**CHALLENGE:**
From the first line of the data below through the line bearing "(1152,8) -- (1152,1080);", reproduce each line exactly; do not include pictures.

**INPUT FOR THIS TASK:**
____

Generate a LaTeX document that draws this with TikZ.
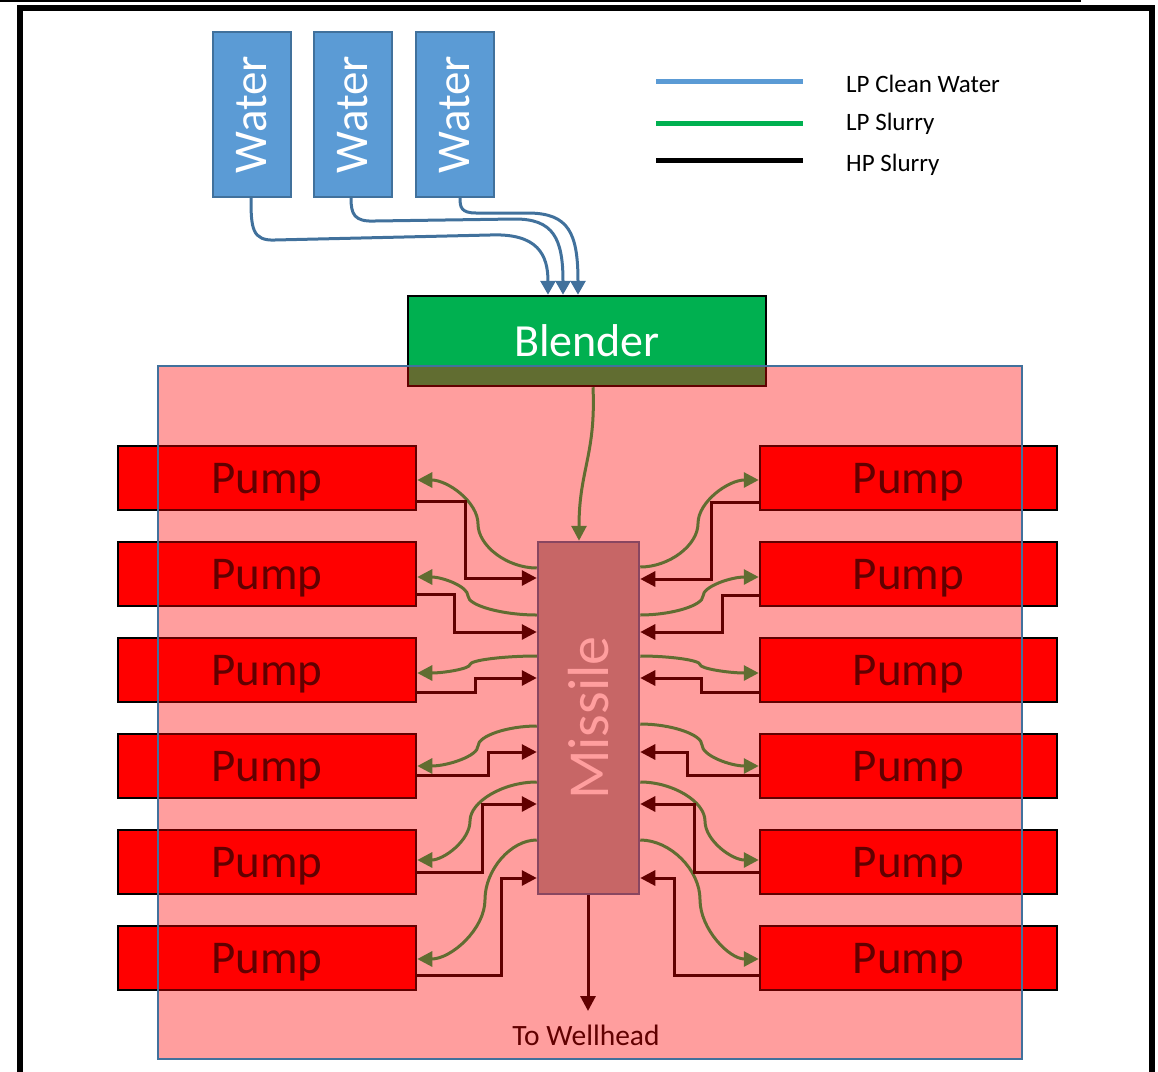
\documentclass[tikz,border=0pt]{standalone}
\usepackage{fontspec}
\setmainfont{Carlito}
\usetikzlibrary{arrows.meta,calc}
\definecolor{wfill}{HTML}{5B9BD5}
\definecolor{wdraw}{HTML}{41719C}
\definecolor{bgreen}{HTML}{00B050}
\definecolor{mgray}{HTML}{A5A5A5}
\newcommand\gcurve[3]{\draw[gl] let \p1=(#1), \p2=(#3) in (\p1) .. controls ({(\x1+#2pt)/2},\y1) and (#2pt,{\y1+(\y2-\y1)/4}) .. (#2pt,{(\y1+\y2)/2}) .. controls (#2pt,{\y1+3*(\y2-\y1)/4}) and ({(#2pt+\x2)/2},\y2) .. (\p2);}
\begin{document}
\begin{tikzpicture}[x=1pt,y=-1pt,
  water/.style={draw=wdraw, fill=wfill, line width=2pt, minimum width=78pt, minimum height=165pt, inner sep=0pt},
  wtext/.style={rotate=90, text=white, inner sep=0pt, font=\fontsize{47}{50}\selectfont},
  pumpbox/.style={draw=black, fill=red, line width=2.5pt, minimum width=298pt, minimum height=64pt, inner sep=0pt, text depth=-5pt, font=\fontsize{47}{50}\selectfont},
  legtext/.style={anchor=base west, inner sep=0pt, font=\fontsize{25}{28}\selectfont},
  wl/.style={draw=wdraw, line width=3pt, -{Triangle[width=15pt,length=14pt]}},
  gl/.style={draw=bgreen, line width=3pt, -{Triangle[width=15pt,length=15pt]}},
  hp/.style={draw=black, line width=3pt, -{Triangle[width=15pt,length=15pt]}},
]
\useasboundingbox (0,0) rectangle (1158,1071);
% frame
\draw[line width=1.5pt] (0,0.75) -- (1081,0.75);
\draw[line width=6pt] (20,1080) -- (20,8) -- (1152,8) -- (1152,1080);

% water tanks
\node[water] (W1) at (252,114.5) {};
\node[water] (W2) at (353,114.5) {};
\node[water] (W3) at (454.5,114.5) {};
\node[wtext] (W1t) at (W1) {Water};
\node[wtext] (W2t) at (W2) {Water};
\node[wtext] (W3t) at (W3) {Water};

% legend
\coordinate (la1) at (656,81); \coordinate (lb1) at (803,81);
\coordinate (la2) at (656,123); \coordinate (lb2) at (803,123);
\coordinate (la3) at (656,160); \coordinate (lb3) at (803,160);
\draw[wfill, line width=5pt] (la1) -- (lb1);
\draw[bgreen, line width=5pt] (la2) -- (lb2);
\draw[black, line width=5pt] (la3) -- (lb3);
\node[legtext] (t1) at (846,92) {LP Clean Water};
\node[legtext] (t2) at (846,130) {LP Slurry};
\node[legtext] (t3) at (846,171) {HP Slurry};

% blender
\node[draw=black, fill=bgreen, line width=2.5pt, minimum width=358pt, minimum height=90pt, inner sep=0pt, text=white, font=\fontsize{46}{50}\selectfont] (B) at (587,341) {Blender};

% water lines
\draw[wl] (W1.south -| 251,0) .. controls (251,228) and (252,241) .. (275,240) -- (490,235) .. controls (538,233) and (548,255) .. (B.north -| 548,0);
\draw[wl] (W2.south -| 351,0) .. controls (351,214) and (354,222) .. (375,221) -- (515,219) .. controls (553,219) and (563,238) .. (B.north -| 563,0);
\draw[wl] (W3.south -| 460,0) .. controls (460,207) and (461,213) .. (476,213) -- (530,213) .. controls (568,214) and (578,232) .. (B.north -| 578,0);

% pumps
\foreach \i/\yy in {1/478,2/574,3/670,4/766,5/862,6/958}{
  \node[pumpbox] (L\i) at (267,\yy) {Pump};
  \node[pumpbox, minimum width=297pt] (R\i) at (908.5,\yy) {Pump};
}

% missile
\node[draw=wdraw, fill=mgray, line width=2.5pt, minimum width=101pt, minimum height=352pt, inner sep=0pt] (M) at (588.5,718) {};
\node[rotate=90, text=white, inner sep=0pt, font=\fontsize{58}{60}\selectfont] (Mt) at (M) {Missile};

% blender to missile
\draw[gl] (B.south -| 593,0) .. controls (596,455) and (579,470) .. (M.north -| 579,0);

% green LP slurry curves, left
\gcurve{M.west|-0,568}{478}{L1.east|-0,480}
\gcurve{M.west|-0,615}{468}{L2.east|-0,577}
\gcurve{M.west|-0,656}{470}{L3.east|-0,673}
\gcurve{M.west|-0,726}{478}{L4.east|-0,766}
\gcurve{M.west|-0,782}{470}{L5.east|-0,860}
\gcurve{M.west|-0,840}{485}{L6.east|-0,959}
% right
\gcurve{M.east|-0,567}{698}{R1.west|-0,480}
\gcurve{M.east|-0,615}{703}{R2.west|-0,577}
\gcurve{M.east|-0,656}{700}{R3.west|-0,673}
\gcurve{M.east|-0,724}{702}{R4.west|-0,766}
\gcurve{M.east|-0,782}{705}{R5.west|-0,860}
\gcurve{M.east|-0,840}{700}{R6.west|-0,959}

% HP lines left
\draw[hp] (L1.east|-0,501) -- (465,501) |- (M.west|-0,578);
\draw[hp] (L2.east|-0,594) -- (454,594) |- (M.west|-0,632);
\draw[hp] (L3.east|-0,692) -- (475,692) |- (M.west|-0,678);
\draw[hp] (L4.east|-0,775) -- (488,775) |- (M.west|-0,752);
\draw[hp] (L5.east|-0,872) -- (482,872) |- (M.west|-0,804);
\draw[hp] (L6.east|-0,975) -- (501,975) |- (M.west|-0,878);
% right
\draw[hp] (R1.west|-0,502) -- (711,502) |- (M.east|-0,579);
\draw[hp] (R2.west|-0,595) -- (722,595) |- (M.east|-0,632);
\draw[hp] (R3.west|-0,692) -- (701,692) |- (M.east|-0,678);
\draw[hp] (R4.west|-0,775) -- (687,775) |- (M.east|-0,752);
\draw[hp] (R5.west|-0,872) -- (694,872) |- (M.east|-0,804);
\draw[hp] (R6.west|-0,975) -- (674,975) |- (M.east|-0,878);

% to wellhead
\coordinate (wh) at (588,1011);
\draw[hp] (M.south -| 588,0) -- (wh);
\node[anchor=base, inner sep=0pt, font=\fontsize{29.5}{32}\selectfont] (TW) at (586,1045) {To Wellhead};

% translucent overlay
\node[draw=wdraw, fill=red, fill opacity=0.38, line width=2pt, minimum width=864pt, minimum height=693pt, inner sep=0pt] (ov) at (590,712.5) {};
\end{tikzpicture}
\end{document}
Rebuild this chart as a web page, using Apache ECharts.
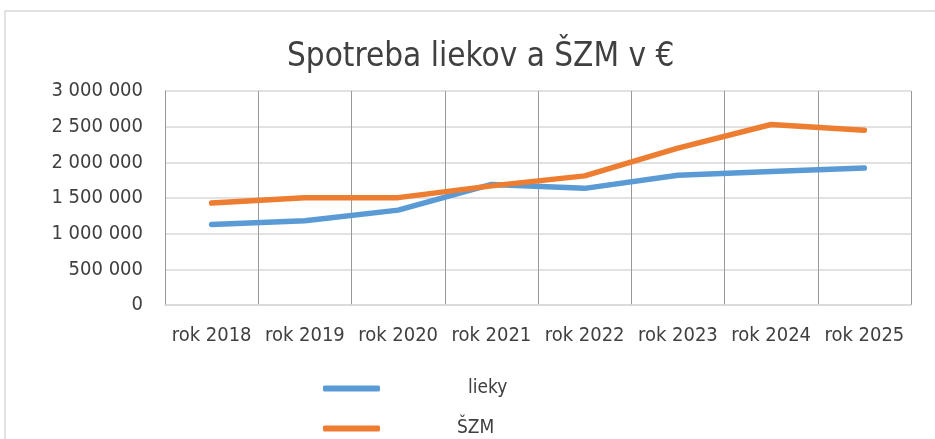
<!DOCTYPE html>
<html>
<head>
<meta charset="utf-8">
<script src="https://cdn.jsdelivr.net/npm/echarts@6/dist/echarts.min.js"></script>
<style>
  html, body { margin: 0; padding: 0; background: #fff; }
  #chart { width: 935px; height: 439px; }
</style>
</head>
<body>
<div id="chart"></div>
<script>
var years = ['rok 2018', 'rok 2019', 'rok 2020', 'rok 2021', 'rok 2022', 'rok 2023', 'rok 2024', 'rok 2025']
var lieky = [1130000, 1180000, 1330000, 1690000, 1635000, 1820000, 1870000, 1920000]
var szm = [1430000, 1505000, 1505000, 1670000, 1810000, 2200000, 2530000, 2450000]
var fontName = '"Liberation Sans Narrow", "DejaVu Sans Condensed", "Noto Sans", sans-serif'

function legendFor (name, top, gap) {
  return {
    left: 323,
    top: top,
    padding: 0,
    itemWidth: 57,
    itemHeight: 6,
    icon: 'roundRect',
    textStyle: { fontFamily: fontName, fontSize: 19, color: '#404040', padding: [0, 0, 0, gap] },
    data: [name]
  }
}

var chart = echarts.init(document.getElementById('chart'))
var option = {
  animation: false,
  title: {
    text: 'Spotreba liekov a ŠZM v €',
    left: 282,
    top: 36,
    textStyle: { fontFamily: fontName, fontSize: 33, fontWeight: 'normal', color: '#404040' }
  },
  graphic: [{
    // outer chart frame (left/top edges visible)
    type: 'polyline',
    shape: { points: [[5, 439], [5, 11], [935, 11]] },
    style: { stroke: '#d9d9d9', lineWidth: 1.5, fill: null }
  }],
  legend: [legendFor('lieky', 379, 83), legendFor('ŠZM', 419, 72)],
  grid: { left: 165, right: 24, top: 91, bottom: 134 },
  xAxis: {
    type: 'category',
    data: years,
    boundaryGap: true,
    axisLine: { lineStyle: { color: '#d9d9d9', width: 1.5 } },
    axisTick: { show: false },
    axisLabel: { fontFamily: fontName, fontSize: 20, color: '#404040', margin: 21, interval: 0 },
    splitLine: { show: true, interval: 0, lineStyle: { color: '#999999', width: 1 } }
  },
  yAxis: {
    type: 'value',
    min: 0,
    max: 3000000,
    interval: 500000,
    axisLine: { show: true, lineStyle: { color: '#999999' } },
    axisTick: { show: false },
    axisLabel: {
      fontFamily: fontName, fontSize: 20, color: '#404040', margin: 22,
      formatter: function (v) { return String(v).replace(/\B(?=(\d{3})+(?!\d))/g, ' ') }
    },
    splitLine: { lineStyle: { color: '#d9d9d9', width: 1.5 } }
  },
  series: [{
    name: 'lieky',
    type: 'line',
    data: lieky,
    showSymbol: false,
    color: '#5b9bd5',
    lineStyle: { width: 5.5, cap: 'round', join: 'round' }
  }, {
    name: 'ŠZM',
    type: 'line',
    data: szm,
    showSymbol: false,
    color: '#ed7d31',
    lineStyle: { width: 5.5, cap: 'round', join: 'round' }
  }]
}
chart.setOption(option)
</script>
</body>
</html>
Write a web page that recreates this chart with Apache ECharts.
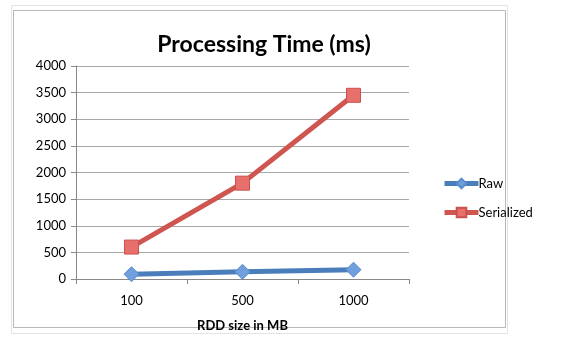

____

**RIGHT ANSWER:**
Generate a LaTeX document that draws this with TikZ.
\documentclass[tikz,border=0pt]{standalone}
\usepackage{fontspec}
\setmainfont{Carlito}
\usetikzlibrary{arrows.meta,calc}
\definecolor{wfill}{HTML}{5B9BD5}
\definecolor{wdraw}{HTML}{41719C}
\definecolor{bgreen}{HTML}{00B050}
\definecolor{mgray}{HTML}{A5A5A5}
\newcommand\gcurve[3]{\draw[gl] let \p1=(#1), \p2=(#3) in (\p1) .. controls ({(\x1+#2pt)/2},\y1) and (#2pt,{\y1+(\y2-\y1)/4}) .. (#2pt,{(\y1+\y2)/2}) .. controls (#2pt,{\y1+3*(\y2-\y1)/4}) and ({(#2pt+\x2)/2},\y2) .. (\p2);}
\begin{document}
\begin{tikzpicture}[x=1pt,y=-1pt,
  water/.style={draw=wdraw, fill=wfill, line width=2pt, minimum width=78pt, minimum height=165pt, inner sep=0pt},
  wtext/.style={rotate=90, text=white, inner sep=0pt, font=\fontsize{47}{50}\selectfont},
  pumpbox/.style={draw=black, fill=red, line width=2.5pt, minimum width=298pt, minimum height=64pt, inner sep=0pt, text depth=-5pt, font=\fontsize{47}{50}\selectfont},
  legtext/.style={anchor=base west, inner sep=0pt, font=\fontsize{25}{28}\selectfont},
  wl/.style={draw=wdraw, line width=3pt, -{Triangle[width=15pt,length=14pt]}},
  gl/.style={draw=bgreen, line width=3pt, -{Triangle[width=15pt,length=15pt]}},
  hp/.style={draw=black, line width=3pt, -{Triangle[width=15pt,length=15pt]}},
]
\useasboundingbox (0,0) rectangle (1158,1071);
% frame
\draw[line width=1.5pt] (0,0.75) -- (1081,0.75);
\draw[line width=6pt] (20,1080) -- (20,8) -- (1152,8) -- (1152,1080);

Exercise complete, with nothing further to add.